Soon, a powerful voice of accustomed authority bellowed, "Joe, what is wrong with the phone?"
"Oh," Joe said, some internal alarms going off, "this fellow's using the line."
"Well," the voice said, "he's got to stop. That's the credit card line."
Joe's generosity had nearly put him out of business.
"Sorry," he said, "but I gotta have that line. I thought it would only be a minute or two."
I packed up my gear and skulked away.
From the front porch of the tiny store, across a field where a steel band (for some unfathomable reason) would set up for a weekly dance party later in the day, I spied Condon's Garage, an auto and boat repair place.
Condon's does brake jobs and ring jobs, valve jobs, head gasket jobs, and muffler jobs. It does not do Internet access.
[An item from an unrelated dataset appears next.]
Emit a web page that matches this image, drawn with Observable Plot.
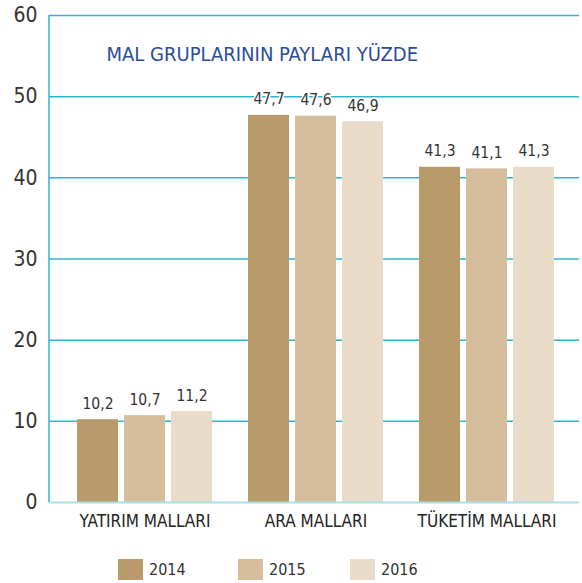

The folks at Condon's could keep your old Ford pickup on the road by welding a bit of steel to the frame to span the rusted hole in the beam. The parts department, some of it anyway, lay beside the building in the form of old vehicles that hadn't escaped in running order but still had contributions to make.
Condon's was not technologically advanced, but I guessed it had a phone. It did, and Mr. Condon, a bearish man with a closely cropped head, a sideways Downeast sense of humor and a bemused look on his face, said, "Sure, go ahead and use the phone line. Take all the time you want, I don't want no phone calls anyway."
I plugged in, rested the computer on a capsized outboard propeller, and, thanks to a human connection, I was in business.